§ **What the task asks**
Repeat word for word the lines from the top of the records through the line containing "const fitY = [0.3527, 0.277];", and skip the pictures.

— BEGIN —

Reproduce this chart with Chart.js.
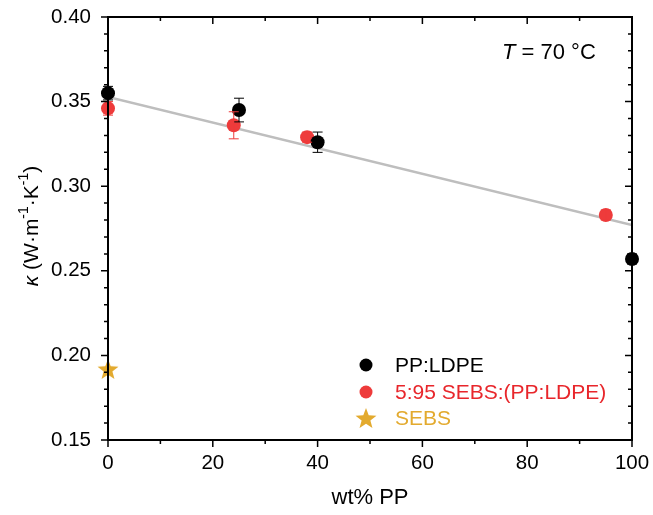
<!DOCTYPE html>
<html>
<head>
<meta charset="utf-8">
<script src="https://cdn.jsdelivr.net/npm/chart.js@4"></script>
<style>
  html, body { margin: 0; padding: 0; background: #fff; }
  #wrap { width: 653px; height: 515px; position: relative; }
</style>
</head>
<body>
<div id="wrap"><canvas id="chart" width="653" height="515"></canvas></div>
<script>
// ── data ──
const ppLdpeX   = [0, 25, 40, 100];
const ppLdpeY   = [0.355, 0.345, 0.326, 0.257];
const ppLdpeErr = [0.004, 0.007, 0.006, 0.003];

const sebsBlendX   = [0, 24, 38, 95];
const sebsBlendY   = [0.346, 0.336, 0.329, 0.283];
const sebsBlendErr = [0.004, 0.008, 0.003, 0.003];

const sebsX = [0];
const sebsY = [0.192];

const fitX = [0, 100];
const fitY = [0.3527, 0.277];

const xMajorTicks = [0, 20, 40, 60, 80, 100];
const xMinorTicks = [10, 30, 50, 70, 90];
const yMajorTicks = [0.15, 0.20, 0.25, 0.30, 0.35, 0.40];
const yMinorTicks = [0.16, 0.17, 0.18, 0.19, 0.21, 0.22, 0.23, 0.24, 0.26, 0.27, 0.28, 0.29,
                     0.31, 0.32, 0.33, 0.34, 0.36, 0.37, 0.38, 0.39];

const BLACK = '#000000';
const RED   = '#EE3B3B';
const RED_TXT = '#E8262B';
const GOLD  = '#E3AA2E';
const FONT  = '"Liberation Sans", Arial, sans-serif';

const pts = (xs, ys) => xs.map((x, i) => ({ x, y: ys[i] }));

// filled star used as point style
function makeStar(size, color) {
  const c = document.createElement('canvas');
  c.width = size; c.height = size;
  const g = c.getContext('2d');
  const cx = size / 2, cy = size / 2 + size * 0.05, R = size / 2, r = R * 0.42;
  g.beginPath();
  for (let i = 0; i < 10; i++) {
    const a = -Math.PI / 2 + i * Math.PI / 5;
    const rad = i % 2 === 0 ? R : r;
    g.lineTo(cx + rad * Math.cos(a), cy + rad * Math.sin(a));
  }
  g.closePath();
  g.fillStyle = color;
  g.fill();
  return c;
}
const starImg = makeStar(22, GOLD);

/* ── error bars ── */
const errorBars = {
  id: 'errorBars',
  afterDatasetsDraw(chart) {
    const ctx = chart.ctx;
    const xs = chart.scales.x, ys = chart.scales.y;
    chart.data.datasets.forEach(ds => {
      if (!ds.errors) return;
      ctx.save();
      ctx.strokeStyle = ds.errColor;
      ctx.lineWidth = 1;
      ds.data.forEach((p, i) => {
        const px = xs.getPixelForValue(p.x);
        const top = ys.getPixelForValue(p.y + ds.errors[i]);
        const bot = ys.getPixelForValue(p.y - ds.errors[i]);
        ctx.beginPath();
        ctx.moveTo(px, top); ctx.lineTo(px, bot);
        ctx.moveTo(px - 5, top); ctx.lineTo(px + 5, top);
        ctx.moveTo(px - 5, bot); ctx.lineTo(px + 5, bot);
        ctx.stroke();
      });
      ctx.restore();
    });
  }
};

/* ── frame, ticks, y title, annotation, legend ── */
const decorations = {
  id: 'decorations',
  afterDraw(chart) {
    const ctx = chart.ctx;
    const a = chart.chartArea;
    const xs = chart.scales.x, ys = chart.scales.y;
    ctx.save();
    ctx.strokeStyle = '#000';
    ctx.lineWidth = 2;
    ctx.strokeRect(a.left, a.top, a.right - a.left, a.bottom - a.top);

    ctx.lineWidth = 1.5;
    ctx.beginPath();
    const tickX = (vals, len) => vals.forEach(v => {
      const px = xs.getPixelForValue(v);
      ctx.moveTo(px, a.bottom); ctx.lineTo(px, a.bottom + len);
      ctx.moveTo(px, a.top);    ctx.lineTo(px, a.top + len);
    });
    const tickY = (vals, len) => vals.forEach(v => {
      const py = ys.getPixelForValue(v);
      ctx.moveTo(a.left, py);  ctx.lineTo(a.left - len, py);
      ctx.moveTo(a.right, py); ctx.lineTo(a.right - len, py);
    });
    tickX(xMajorTicks, 7); tickX(xMinorTicks, 4);
    tickY(yMajorTicks, 7); tickY(yMinorTicks, 4);
    ctx.stroke();

    // y axis title: κ (W·m⁻¹·K⁻¹)
    ctx.translate(32, 226);
    ctx.rotate(-Math.PI / 2);
    ctx.fillStyle = '#000';
    ctx.textBaseline = 'middle';
    const parts = [
      { t: 'κ', f: 'italic 21px ' + FONT, dy: 0 },
      { t: ' (W·m', f: '21px ' + FONT, dy: 0 },
      { t: '-1', f: '14px ' + FONT, dy: -8 },
      { t: '·K', f: '21px ' + FONT, dy: 0 },
      { t: '-1', f: '14px ' + FONT, dy: -8 },
      { t: ')', f: '21px ' + FONT, dy: 0 }
    ];
    let total = 0;
    parts.forEach(p => { ctx.font = p.f; total += ctx.measureText(p.t).width; });
    let cx = -total / 2;
    parts.forEach(p => {
      ctx.font = p.f;
      ctx.fillText(p.t, cx, p.dy);
      cx += ctx.measureText(p.t).width;
    });
    ctx.setTransform(1, 0, 0, 1, 0, 0);

    // annotation T = 70 °C
    ctx.textBaseline = 'alphabetic';
    ctx.font = 'italic 22px ' + FONT;
    let ax = 502;
    ctx.fillText('T', ax, 59);
    ax += ctx.measureText('T').width;
    ctx.font = '22px ' + FONT;
    ctx.fillText(' = 70 °C', ax, 59);

    // legend
    const lx = 366, ly = [365, 392, 418];
    ctx.textBaseline = 'middle';
    ctx.font = '21px ' + FONT;
    ctx.fillStyle = BLACK;
    ctx.beginPath(); ctx.arc(lx, ly[0], 6.5, 0, Math.PI * 2); ctx.fill();
    ctx.fillText('PP:LDPE', 395, ly[0] + 1);
    ctx.fillStyle = RED;
    ctx.beginPath(); ctx.arc(lx, ly[1], 6.5, 0, Math.PI * 2); ctx.fill();
    ctx.fillStyle = RED_TXT;
    ctx.fillText('5:95 SEBS:(PP:LDPE)', 395, ly[1] + 1);
    ctx.drawImage(starImg, lx - 11, ly[2] - 11);
    ctx.fillStyle = GOLD;
    ctx.fillText('SEBS', 395, ly[2] + 1);
    ctx.restore();
  }
};

new Chart(document.getElementById('chart'), {
  type: 'scatter',
  data: {
    datasets: [
      {
        label: 'PP:LDPE',
        data: pts(ppLdpeX, ppLdpeY),
        errors: ppLdpeErr, errColor: '#000',
        backgroundColor: BLACK, borderWidth: 0,
        pointRadius: 7, pointHoverRadius: 7, order: 1, clip: false
      },
      {
        label: '5:95 SEBS:(PP:LDPE)',
        data: pts(sebsBlendX, sebsBlendY),
        errors: sebsBlendErr, errColor: RED,
        backgroundColor: RED, borderWidth: 0,
        pointRadius: 7, pointHoverRadius: 7, order: 2, clip: false
      },
      {
        label: 'SEBS',
        data: pts(sebsX, sebsY),
        pointStyle: starImg, order: 0, clip: false
      },
      {
        type: 'line',
        label: 'fit',
        data: pts(fitX, fitY),
        borderColor: '#BEBEBE', borderWidth: 2.5,
        pointRadius: 0, fill: false, order: 3
      }
    ]
  },
  options: {
    responsive: false,
    animation: false,
    layout: { padding: { top: 17, right: 21, left: 0, bottom: 0 } },
    plugins: { legend: { display: false }, tooltip: { enabled: false } },
    scales: {
      x: {
        type: 'linear', min: 0, max: 100,
        grid: { display: false, drawTicks: false },
        border: { display: false },
        afterBuildTicks: s => { s.ticks = xMajorTicks.map(v => ({ value: v })); },
        afterFit: s => { s.height = 75; s.paddingLeft = 0; s.paddingRight = 0; },
        ticks: { color: '#000', font: { family: FONT, size: 20.5 }, padding: 11, maxRotation: 0 },
        title: { display: true, text: 'wt% PP', color: '#000', font: { family: FONT, size: 22 }, padding: { top: 12 } }
      },
      y: {
        type: 'linear', min: 0.15, max: 0.40,
        grid: { display: false, drawTicks: false },
        border: { display: false },
        afterBuildTicks: s => { s.ticks = yMajorTicks.map(v => ({ value: v })); },
        afterFit: s => { s.width = 108; s.paddingTop = 0; s.paddingBottom = 0; },
        ticks: { color: '#000', font: { family: FONT, size: 20.5 }, padding: 17,
                 callback: v => Number(v).toFixed(2) }
      }
    }
  },
  plugins: [errorBars, decorations]
});
</script>
</body>
</html>
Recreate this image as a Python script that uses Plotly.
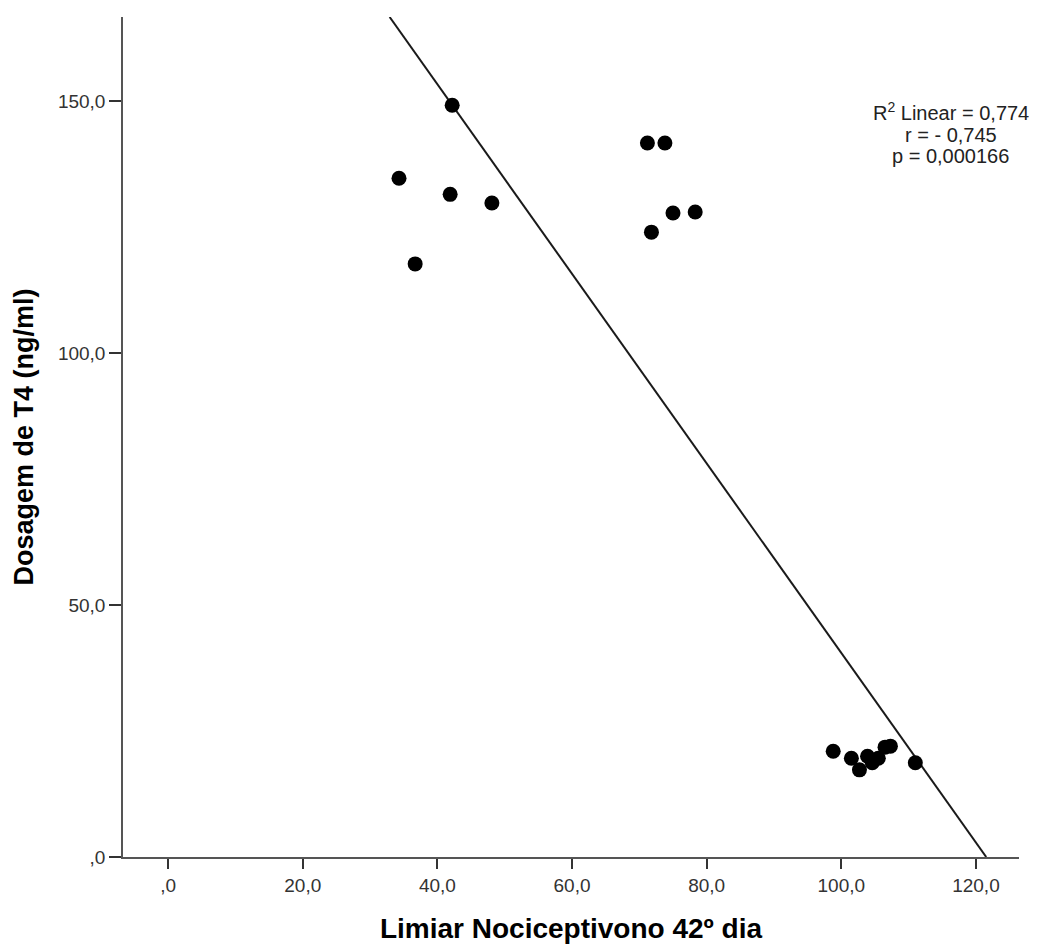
import plotly.graph_objects as go

# Data
limiar = [42.2, 34.3, 41.9, 48.1, 36.7, 71.2, 73.8, 75.0, 78.3, 71.8,
          98.8, 101.5, 102.7, 103.9, 104.6, 105.5, 106.5, 107.3, 111.0]
t4 = [149.2, 134.7, 131.5, 129.8, 117.7, 141.7, 141.7, 127.8, 128.0, 124.0,
      21.0, 19.6, 17.3, 20.0, 18.7, 19.6, 21.8, 22.0, 18.7]

# Fit line as drawn in the reference (intercept, slope)
fit_intercept = 228.6
fit_slope = -1.881

x_tickvals = [0, 20, 40, 60, 80, 100, 120]
x_ticktext = [",0", "20,0", "40,0", "60,0", "80,0", "100,0", "120,0"]
y_tickvals = [0, 50, 100, 150]
y_ticktext = [",0", "50,0", "100,0", "150,0"]

stats_lines = ["R<sup>2</sup> Linear = 0,774", "r = - 0,745", "p = 0,000166"]

x_range = [-6.7, 126.4]
y_range = [0, 166.7]

# line endpoints clipped to plot area
x_top = (y_range[1] - fit_intercept) / fit_slope
x_bot = (0 - fit_intercept) / fit_slope
line_x = [x_top, x_bot]
line_y = [fit_intercept + fit_slope * v for v in line_x]

fig = go.Figure()
fig.add_trace(go.Scatter(x=line_x, y=line_y, mode="lines",
                         line=dict(color="#1a1a1a", width=2),
                         showlegend=False, hoverinfo="skip"))
fig.add_trace(go.Scatter(x=limiar, y=t4, mode="markers",
                         marker=dict(color="black", size=15),
                         showlegend=False))

ann = []
ys = [0.888, 0.860, 0.835]
for txt, yy in zip(stats_lines, ys):
    ann.append(dict(x=0.924, y=yy, xref="paper", yref="paper",
                    xanchor="center", yanchor="middle", showarrow=False,
                    text=txt, font=dict(size=20, color="#222222")))

fig.update_layout(
    width=1029, height=937,
    margin=dict(l=115, r=18, t=9, b=88),
    paper_bgcolor="white", plot_bgcolor="white",
    font=dict(family="Liberation Sans, Arial, sans-serif", color="#222222"),
    xaxis=dict(range=x_range, tickvals=x_tickvals, ticktext=x_ticktext,
               automargin=False,
               showgrid=False, zeroline=False, showline=True,
               linecolor="#555555", linewidth=1.5,
               ticks="outside", ticklen=10, tickcolor="#333333", tickwidth=2,
               tickfont=dict(size=19, color="#333333"),
               title=dict(text="<b>Limiar Nociceptivono 42º dia</b>",
                          font=dict(size=28, color="black"),
                          standoff=24)),
    yaxis=dict(range=y_range, tickvals=y_tickvals, ticktext=y_ticktext,
               automargin=False,
               showgrid=False, zeroline=False, showline=True,
               linecolor="#555555", linewidth=1.5,
               ticks="outside", ticklen=12, tickcolor="#333333", tickwidth=2,
               tickfont=dict(size=19, color="#333333"),
               title=dict(text="<b>Dosagem de T4 (ng/ml)</b>",
                          font=dict(size=27, color="black"),
                          standoff=16)),
    annotations=ann,
)

fig.write_html("out.html")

— END —

§ **Response to this task**
Reproduce this chart with Chart.js.
<!DOCTYPE html>
<html>
<head>
<meta charset="utf-8">
<script src="https://cdn.jsdelivr.net/npm/chart.js@4"></script>
<style>
  html, body { margin: 0; padding: 0; background: #fff; }
  #wrap { width: 653px; height: 515px; position: relative; }
</style>
</head>
<body>
<div id="wrap"><canvas id="chart" width="653" height="515"></canvas></div>
<script>
// ── data ──
const ppLdpeX   = [0, 25, 40, 100];
const ppLdpeY   = [0.355, 0.345, 0.326, 0.257];
const ppLdpeErr = [0.004, 0.007, 0.006, 0.003];

const sebsBlendX   = [0, 24, 38, 95];
const sebsBlendY   = [0.346, 0.336, 0.329, 0.283];
const sebsBlendErr = [0.004, 0.008, 0.003, 0.003];

const sebsX = [0];
const sebsY = [0.192];

const fitX = [0, 100];
const fitY = [0.3527, 0.277];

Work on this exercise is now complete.